§ Stated goal: Stop at the line containing "400, 410, 420, 430, 440, 450, 460, 470, 480, 490, 500];": write out every line from the beginning of the entries up to and including it, minus the pictures.

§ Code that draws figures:
>>

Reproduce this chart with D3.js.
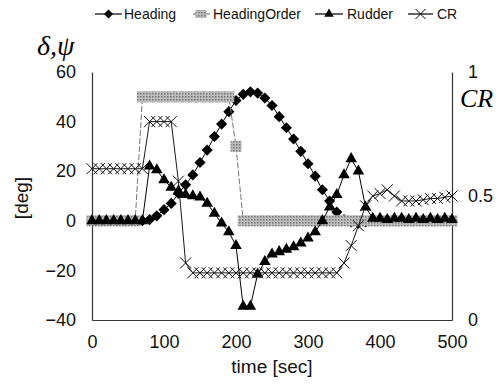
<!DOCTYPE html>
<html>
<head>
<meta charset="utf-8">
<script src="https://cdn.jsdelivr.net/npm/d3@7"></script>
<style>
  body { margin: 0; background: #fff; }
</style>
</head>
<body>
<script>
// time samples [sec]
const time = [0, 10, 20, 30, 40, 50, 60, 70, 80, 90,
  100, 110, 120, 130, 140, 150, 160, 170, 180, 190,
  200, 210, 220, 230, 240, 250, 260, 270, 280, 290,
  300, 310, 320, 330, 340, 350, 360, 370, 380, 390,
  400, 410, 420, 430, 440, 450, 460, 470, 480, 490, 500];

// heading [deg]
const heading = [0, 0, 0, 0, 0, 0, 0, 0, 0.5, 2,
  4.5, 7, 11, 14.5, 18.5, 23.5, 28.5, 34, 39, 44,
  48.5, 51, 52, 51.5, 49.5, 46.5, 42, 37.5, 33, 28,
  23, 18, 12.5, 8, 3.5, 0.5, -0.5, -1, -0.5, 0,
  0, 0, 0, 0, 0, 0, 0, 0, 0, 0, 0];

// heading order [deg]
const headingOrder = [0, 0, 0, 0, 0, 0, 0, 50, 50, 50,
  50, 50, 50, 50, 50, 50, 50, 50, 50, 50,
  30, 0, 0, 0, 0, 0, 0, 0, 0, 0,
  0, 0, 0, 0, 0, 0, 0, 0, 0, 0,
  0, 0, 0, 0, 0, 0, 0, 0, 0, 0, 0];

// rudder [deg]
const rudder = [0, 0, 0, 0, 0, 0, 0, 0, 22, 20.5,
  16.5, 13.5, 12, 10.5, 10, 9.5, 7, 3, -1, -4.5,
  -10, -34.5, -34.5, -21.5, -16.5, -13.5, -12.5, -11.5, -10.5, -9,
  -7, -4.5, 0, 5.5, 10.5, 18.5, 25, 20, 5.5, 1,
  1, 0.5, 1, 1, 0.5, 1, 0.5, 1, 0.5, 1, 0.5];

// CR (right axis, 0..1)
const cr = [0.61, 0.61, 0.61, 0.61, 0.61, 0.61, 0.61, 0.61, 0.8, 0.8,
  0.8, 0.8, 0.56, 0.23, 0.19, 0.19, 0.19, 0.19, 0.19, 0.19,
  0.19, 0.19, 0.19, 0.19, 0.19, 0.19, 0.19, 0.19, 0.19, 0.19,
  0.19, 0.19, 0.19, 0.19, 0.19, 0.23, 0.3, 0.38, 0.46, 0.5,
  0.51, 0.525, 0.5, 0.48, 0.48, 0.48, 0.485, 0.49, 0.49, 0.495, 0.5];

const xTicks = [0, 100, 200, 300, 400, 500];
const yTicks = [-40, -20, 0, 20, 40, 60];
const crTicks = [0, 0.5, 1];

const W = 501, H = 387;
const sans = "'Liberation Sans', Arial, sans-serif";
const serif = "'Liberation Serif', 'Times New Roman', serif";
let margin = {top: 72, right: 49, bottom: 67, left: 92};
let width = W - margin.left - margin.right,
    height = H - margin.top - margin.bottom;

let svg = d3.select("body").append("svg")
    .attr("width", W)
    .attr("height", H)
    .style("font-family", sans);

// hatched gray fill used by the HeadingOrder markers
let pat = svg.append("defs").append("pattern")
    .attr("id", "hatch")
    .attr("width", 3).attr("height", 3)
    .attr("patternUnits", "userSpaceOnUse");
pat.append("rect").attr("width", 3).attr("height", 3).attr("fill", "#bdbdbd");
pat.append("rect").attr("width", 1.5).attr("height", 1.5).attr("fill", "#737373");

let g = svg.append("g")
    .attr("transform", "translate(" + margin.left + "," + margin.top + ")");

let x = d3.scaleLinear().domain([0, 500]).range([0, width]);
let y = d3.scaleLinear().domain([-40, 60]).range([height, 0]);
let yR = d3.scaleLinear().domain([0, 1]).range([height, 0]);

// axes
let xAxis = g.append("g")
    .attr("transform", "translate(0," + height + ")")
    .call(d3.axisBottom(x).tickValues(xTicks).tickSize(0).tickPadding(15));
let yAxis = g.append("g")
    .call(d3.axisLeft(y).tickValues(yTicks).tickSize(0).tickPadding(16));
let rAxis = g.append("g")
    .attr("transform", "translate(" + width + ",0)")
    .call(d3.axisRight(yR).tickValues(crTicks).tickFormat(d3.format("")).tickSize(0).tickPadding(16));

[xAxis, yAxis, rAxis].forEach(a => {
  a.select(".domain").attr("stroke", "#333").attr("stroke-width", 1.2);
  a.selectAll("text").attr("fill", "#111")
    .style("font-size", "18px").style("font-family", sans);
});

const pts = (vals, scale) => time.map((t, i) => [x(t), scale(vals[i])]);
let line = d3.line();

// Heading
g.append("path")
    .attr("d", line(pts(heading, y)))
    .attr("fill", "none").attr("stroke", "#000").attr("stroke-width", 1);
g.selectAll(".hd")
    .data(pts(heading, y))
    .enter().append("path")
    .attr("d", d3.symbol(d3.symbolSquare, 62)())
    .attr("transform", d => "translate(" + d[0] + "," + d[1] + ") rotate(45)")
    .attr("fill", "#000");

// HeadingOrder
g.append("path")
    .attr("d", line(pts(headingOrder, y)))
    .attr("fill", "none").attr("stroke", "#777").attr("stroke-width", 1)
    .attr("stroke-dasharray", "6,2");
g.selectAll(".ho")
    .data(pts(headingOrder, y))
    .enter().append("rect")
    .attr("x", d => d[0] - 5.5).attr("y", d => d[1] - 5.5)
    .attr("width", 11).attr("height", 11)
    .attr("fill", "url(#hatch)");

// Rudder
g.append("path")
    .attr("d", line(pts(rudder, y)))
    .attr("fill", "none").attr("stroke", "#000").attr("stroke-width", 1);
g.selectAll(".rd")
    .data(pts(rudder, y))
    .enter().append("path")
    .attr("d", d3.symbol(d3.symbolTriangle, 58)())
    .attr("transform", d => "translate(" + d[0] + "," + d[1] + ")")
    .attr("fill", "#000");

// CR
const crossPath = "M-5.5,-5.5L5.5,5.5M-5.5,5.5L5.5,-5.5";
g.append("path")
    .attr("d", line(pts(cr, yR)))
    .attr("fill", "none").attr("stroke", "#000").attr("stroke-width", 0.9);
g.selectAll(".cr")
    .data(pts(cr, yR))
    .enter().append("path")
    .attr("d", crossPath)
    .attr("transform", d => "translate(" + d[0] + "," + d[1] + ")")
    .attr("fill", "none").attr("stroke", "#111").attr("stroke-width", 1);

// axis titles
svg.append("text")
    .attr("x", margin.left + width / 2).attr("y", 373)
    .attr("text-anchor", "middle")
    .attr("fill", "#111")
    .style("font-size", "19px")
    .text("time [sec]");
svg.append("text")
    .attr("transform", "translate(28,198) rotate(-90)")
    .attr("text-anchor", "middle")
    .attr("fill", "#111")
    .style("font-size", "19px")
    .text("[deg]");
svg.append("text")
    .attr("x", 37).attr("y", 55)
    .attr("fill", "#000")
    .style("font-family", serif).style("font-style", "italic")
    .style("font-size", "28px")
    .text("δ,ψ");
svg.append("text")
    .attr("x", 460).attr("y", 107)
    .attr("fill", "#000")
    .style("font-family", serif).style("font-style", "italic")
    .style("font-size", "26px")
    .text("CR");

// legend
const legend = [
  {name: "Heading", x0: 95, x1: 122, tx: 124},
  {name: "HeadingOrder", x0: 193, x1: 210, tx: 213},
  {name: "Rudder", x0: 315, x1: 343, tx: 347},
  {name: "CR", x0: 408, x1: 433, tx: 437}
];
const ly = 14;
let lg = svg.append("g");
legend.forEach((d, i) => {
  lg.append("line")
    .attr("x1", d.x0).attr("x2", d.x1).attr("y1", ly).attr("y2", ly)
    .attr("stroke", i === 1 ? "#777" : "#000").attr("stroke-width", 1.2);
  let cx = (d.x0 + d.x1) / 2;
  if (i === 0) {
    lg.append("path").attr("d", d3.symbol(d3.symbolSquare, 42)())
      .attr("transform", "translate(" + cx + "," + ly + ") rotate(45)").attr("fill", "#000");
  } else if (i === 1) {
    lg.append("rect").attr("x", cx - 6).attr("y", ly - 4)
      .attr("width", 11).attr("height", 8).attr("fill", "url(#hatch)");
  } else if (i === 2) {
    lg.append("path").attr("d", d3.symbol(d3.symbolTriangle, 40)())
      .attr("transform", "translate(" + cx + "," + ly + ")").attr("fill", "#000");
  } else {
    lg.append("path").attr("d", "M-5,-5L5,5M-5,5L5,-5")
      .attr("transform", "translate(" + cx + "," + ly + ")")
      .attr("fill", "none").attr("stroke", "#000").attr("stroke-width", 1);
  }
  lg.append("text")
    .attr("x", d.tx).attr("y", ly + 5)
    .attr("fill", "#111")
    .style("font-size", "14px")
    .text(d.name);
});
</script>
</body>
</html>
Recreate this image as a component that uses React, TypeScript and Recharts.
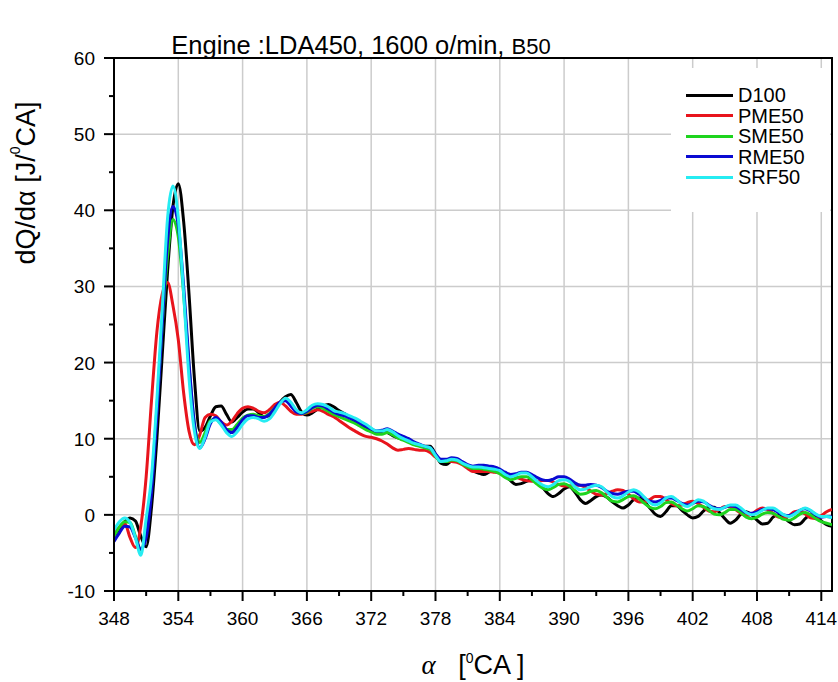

<<

§ Answer:
Reproduce this chart with D3.js.
<!DOCTYPE html>
<html>
<head>
<meta charset="utf-8">
<script src="https://cdn.jsdelivr.net/npm/d3@7"></script>
<style>
  body { margin: 0; background: #fff; }
</style>
</head>
<body>
<script>
// time samples [sec]
const time = [0, 10, 20, 30, 40, 50, 60, 70, 80, 90,
  100, 110, 120, 130, 140, 150, 160, 170, 180, 190,
  200, 210, 220, 230, 240, 250, 260, 270, 280, 290,
  300, 310, 320, 330, 340, 350, 360, 370, 380, 390,
  400, 410, 420, 430, 440, 450, 460, 470, 480, 490, 500];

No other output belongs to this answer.